The big message hasn’t changed. Sentiment is still clearly bullish — just a bit less frothy than it was at the recent peak.
Top 3 This Week
- Sentiment: Still bullish — but less frothy.
- Cyclicals: Broad-based upgrades across sectors and factors, but still below prior peaks.
- EMD: The most bullish area in fixed income — and one of the most bullish across asset classes, even as EM equity sentiment cools.
Sentiment Overview
- A few weaker days for risk have cooled things off. Sentiment is still bullish, but back in the range we’ve been in for most of the past six months, rather than pushing new highs.
- Big picture remains the same: clearly bullish, not yet “warning sign” territory — but the hurdle rate for further upside rises when the market is already leaning one way.
- The average Risk-On / Risk-Off Heatmap indicator is at the 60th percentile: still clearly bullish, but down from 67 two weeks ago. Historically, this zone has been consistent with slightly below-average 12-month returns; sentiment becomes a clearer headwind above ~70.
- February Buy Side Sentiment Tracker: the most bullish reading in the history of the tracker (since 2024). All five risk-on/risk-off measures made new highs; equities were upgraded to 78% net bullish and cash was downgraded to a new low of -50% net bearish. The main pattern: rising appetite for cyclical exposure across asset classes, sectors, and equity factors.
- AAII: the Bull–Bear survey has cooled sharply — from +21% net bullish in January to roughly flat (as many bulls as bears) last week. That removes any near-term froth from this high-quality gauge.
- Other surveys tell a more mixed story:
- NAAIM Exposure has fallen from the 95th percentile a few weeks ago to around the 65th percentile.
- Investors Intelligence remains hot, close to the 98th percentile.
- The divergence is a good reminder why we track a broad set of indicators — it helps avoid the cherry-picking trap.
- Extremes are skewing bullish:
- Bullish (>90th percentile): 12 indicators
- Bearish (<10th percentile): 6 indicators
Equity Sectors
- Most bullish: Industrials
- Most bearish: Health Care
- Cyclicals are the story. We saw broad upgrades in the February Buy Side Tracker — and the same pattern is showing up across other sentiment indicators.
- Industrials is now the most bullish sector.
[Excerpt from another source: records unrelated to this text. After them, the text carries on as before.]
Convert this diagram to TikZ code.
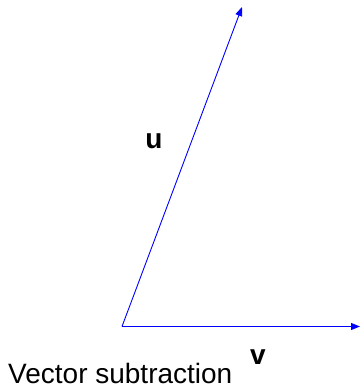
\documentclass[tikz,border=0pt]{standalone}
\usepackage{fontspec}
\setmainfont{Liberation Sans}
\usetikzlibrary{arrows.meta}
\begin{document}
\begin{tikzpicture}[x=1pt,y=-1pt,
  vec/.style={draw=blue,line width=0.9pt,-{Triangle[length=9pt,width=7pt]}},
  lbl/.style={font=\fontsize{28}{30}\selectfont\bfseries,anchor=base,inner sep=0pt},
  captext/.style={font=\fontsize{28}{30}\selectfont,anchor=base west,inner sep=0pt}]
\useasboundingbox (0,0) rectangle (360,389);
\coordinate (o) at (122,326.5);
\coordinate (ut) at (242,7);
\coordinate (vt) at (360,326.5);
\draw[vec] (o) -- (ut);
\draw[vec] (o) -- (vt);
\node[lbl] (u) at (154,148) {u};
\node[lbl] (v) at (258,364) {v};
\node[captext] (title) at (8,383.5) {Vector subtraction};
\end{tikzpicture}
\end{document}
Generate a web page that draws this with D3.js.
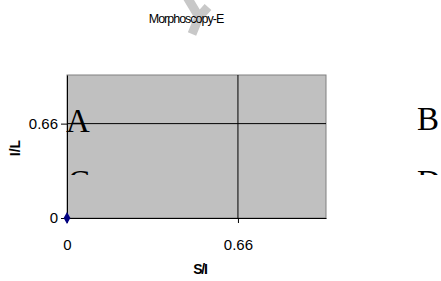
<!DOCTYPE html>
<html>
<head>
<meta charset="utf-8">
<script src="https://cdn.jsdelivr.net/npm/d3@7"></script>
<style>
    body { margin: 0; background: #fff; }
    svg { display: block; }
    .tick text { font-family: "Liberation Sans", Arial, sans-serif; font-size: 15px; fill: #000; }
</style>
</head>
<body>
<div id="chart"></div>
<script>
'use strict';

var title = 'Morphoscopy-E';
var xTitle = 'S/I';
var yTitle = 'I/L';
var tickValues = [0, 0.66];
var tickLabels = ['0', '0.66'];
var limits = [0, 0.66];
var pointsX = [0];
var pointsY = [0];
var quadrants = ['A', 'B', 'C', 'D'];

var width = 441, height = 281;
var plot = { left: 67, right: 326, top: 75, bottom: 218 };

var svg = d3.select('#chart').append('svg')
    .attr('width', width)
    .attr('height', height);

var x = d3.scaleLinear().domain([0, 1]).range([plot.left, plot.right]);
var y = d3.scaleLinear().domain([0, 1]).range([plot.bottom, plot.top]);

// faded logo behind the title
svg.append('path')
    .attr('d', 'M187,-3 L199,17 M199,17 L208,7 M199,17 L192,34')
    .style('fill', 'none')
    .style('stroke', '#c8c8c8')
    .style('stroke-width', 9);

svg.append('text')
    .attr('x', 186)
    .attr('y', 23)
    .attr('text-anchor', 'middle')
    .style('font-family', '"Liberation Sans", Arial, sans-serif')
    .style('font-size', '12.5px')
    .style('letter-spacing', '-1px')
    .text(title);

// plot area
svg.append('rect')
    .attr('x', plot.left)
    .attr('y', plot.top)
    .attr('width', plot.right - plot.left)
    .attr('height', plot.bottom - plot.top)
    .style('fill', '#c0c0c0')
    .style('stroke', '#808080')
    .style('stroke-width', 1);

// gridlines at the limits
svg.selectAll('line.vgrid')
    .data(limits.filter(function(d) { return d > 0; }))
    .enter().append('line')
    .attr('class', 'vgrid')
    .attr('x1', function(d) { return x(d); })
    .attr('x2', function(d) { return x(d); })
    .attr('y1', plot.top)
    .attr('y2', plot.bottom)
    .style('stroke', '#000');

svg.selectAll('line.hgrid')
    .data(limits.filter(function(d) { return d > 0; }))
    .enter().append('line')
    .attr('class', 'hgrid')
    .attr('y1', function(d) { return y(d); })
    .attr('y2', function(d) { return y(d); })
    .attr('x1', plot.left)
    .attr('x2', plot.right)
    .style('stroke', '#000');

var xAxis = d3.axisBottom(x)
    .tickValues(tickValues)
    .tickFormat(function(d, i) { return tickLabels[i]; })
    .tickSize(5)
    .tickSizeOuter(0)
    .tickPadding(16);

var yAxis = d3.axisLeft(y)
    .tickValues(tickValues)
    .tickFormat(function(d, i) { return tickLabels[i]; })
    .tickSize(6)
    .tickSizeOuter(0)
    .tickPadding(3);

var gx = svg.append('g')
    .attr('transform', 'translate(0,' + plot.bottom + ')')
    .call(xAxis);
var gy = svg.append('g')
    .attr('transform', 'translate(' + plot.left + ',0)')
    .call(yAxis);

[gx, gy].forEach(function(g) {
    g.select('.domain').style('stroke', '#000');
    g.selectAll('.tick line').style('stroke', '#000');
});

svg.append('text')
    .attr('x', 200)
    .attr('y', 274)
    .attr('text-anchor', 'middle')
    .style('font-family', '"Liberation Sans", Arial, sans-serif')
    .style('font-size', '14px')
    .style('font-weight', 'bold')
    .style('letter-spacing', '-1.2px')
    .text(xTitle);

svg.append('text')
    .attr('transform', 'translate(20,148) rotate(-90)')
    .attr('text-anchor', 'middle')
    .style('font-family', '"Liberation Sans", Arial, sans-serif')
    .style('font-size', '14px')
    .style('font-weight', 'bold')
    .text(yTitle);

// quadrant letters (text boxes clip their content)
var boxes = [
    { x: 66, y: 98, w: 40, h: 40, bx: 66, by: 132 },
    { x: 414, y: 98, w: 27, h: 40, bx: 417, by: 130 },
    { x: 66, y: 160, w: 40, h: 15, bx: 68, by: 193 },
    { x: 414, y: 160, w: 27, h: 15, bx: 417, by: 193 }
];
var defs = svg.append('defs');
boxes.forEach(function(b, i) {
    defs.append('clipPath').attr('id', 'clipBox' + i)
        .append('rect')
        .attr('x', b.x).attr('y', b.y).attr('width', b.w).attr('height', b.h);
    svg.append('text')
        .attr('x', b.bx)
        .attr('y', b.by)
        .attr('clip-path', 'url(#clipBox' + i + ')')
        .style('font-family', '"Liberation Serif", "Times New Roman", serif')
        .style('font-size', '33px')
        .text(quadrants[i]);
});

// data points
svg.selectAll('path.point')
    .data(pointsX.map(function(d, i) { return [d, pointsY[i]]; }))
    .enter().append('path')
    .attr('class', 'point')
    .attr('d', d3.symbol().type(d3.symbolDiamond).size(40))
    .attr('transform', function(d) { return 'translate(' + x(d[0]) + ',' + y(d[1]) + ')'; })
    .style('fill', '#000080');
</script>
</body>
</html>
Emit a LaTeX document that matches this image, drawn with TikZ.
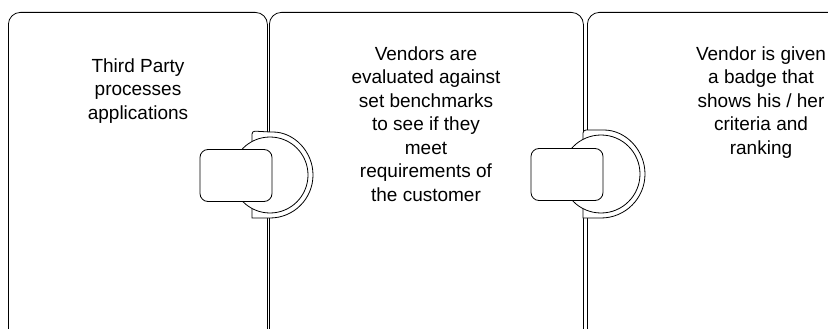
\documentclass[tikz,border=0pt]{standalone}
\usepackage{fontspec}
\setmainfont{Liberation Sans}
\usepackage{tikz}
\usetikzlibrary{shapes,arrows}
\tikzstyle{panel} = [rectangle, draw, line width=0.8pt, rounded corners=12pt, fill=white,
    inner sep=0pt, minimum height=340pt, anchor=north west]
\tikzstyle{caption} = [align=center, anchor=north, inner sep=0pt, font=\fontsize{19}{23.5}\selectfont]
\tikzstyle{tab} = [draw, line width=0.8pt, fill=white]
\tikzstyle{joint} = [rectangle, draw, line width=0.8pt, fill=white, rounded corners=8pt,
    minimum width=72pt, minimum height=52pt, inner sep=0pt]

\begin{document}
\begin{tikzpicture}[x=1pt, y=-1pt]
    \clip (0,0) rectangle (828,329);
    % Place nodes
    \node [panel, minimum width=259pt] (party) at (8,12) {};
    \node [panel, minimum width=314pt] (evaluate) at (269,12) {};
    \node [panel, minimum width=352pt] (badge) at (587,12) {};
    \node [caption] (partytext) at (138,58.5) {Third Party\\processes\\applications};
    \node [caption] (evaluatetext) at (426,46.5) {Vendors are\\evaluated against\\set benchmarks\\to see if they\\meet\\requirements of\\the customer};
    \node [caption] (badgetext) at (761,46.5) {Vendor is given\\a badge that\\shows his / her\\criteria and\\ranking};

    % Draw joints
    \coordinate (hub1) at (270,175);
    \coordinate (hub2) at (601,174);
    \draw [tab] (252,218) [rounded corners=3pt] -- (252,131) -- (270,132) [sharp corners] arc (90:-90:43pt) -- cycle;
    \draw [tab] (hub1) circle (38pt);
    \draw [tab] (583,218) [rounded corners=3pt] -- (583,130) -- (601,130) [sharp corners] arc (90:-90:44pt) -- cycle;
    \draw [tab] (hub2) circle (39pt);
    \node [joint] (joint1) at (236,175.5) {};
    \node [joint] (joint2) at (567,174.5) {};
\end{tikzpicture}
\end{document}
A quick snapshot of the cyclical complex:
- Industrials sentiment: 2½-year high
- Materials sentiment: 5-year high
- Energy sentiment: 2-year high
- Consumer Discretionary: still the laggard, hovering near lows
- Performance is starting to catch up with sentiment — but even after the rally, cyclical sentiment is still below prior peaks. Past cycles pushed Industrials and Materials much higher (e.g., 2021 and 2016).
- Consumer Staples: showing early signs of life. CFTC positioning has improved from recent lows alongside better performance. Sentiment remains bearish overall — which means no sentiment headwind if outperformance continues.
- Tech: slips another spot. After eight months at the top, it’s now 3rd. Underperformance is finally showing up in sentiment: at the 67th percentile, the Tech SMA is ~10 points below its start-of-year high. Still, this is not capitulation — far from it.
- Utilities: remains popular. The average indicator has climbed from the 40th percentile (Dec) to around the 70th. Performance is narrowing the gap, but it’s still a tricky macro setup for a defensive leader.
Equity Regions
- Most bullish: Europe
- Most bearish: China
- EM + China: sentiment continues to drift lower despite strong recent performance. The more interesting development is the widening divergence: China sentiment is rolling over more decisively than broader EM. The same split shows up in February buy-side data.
- Bigger picture: both are still at or above their 5-year averages.
- Bottom line: no sentiment obstacle to the EM rally continuing.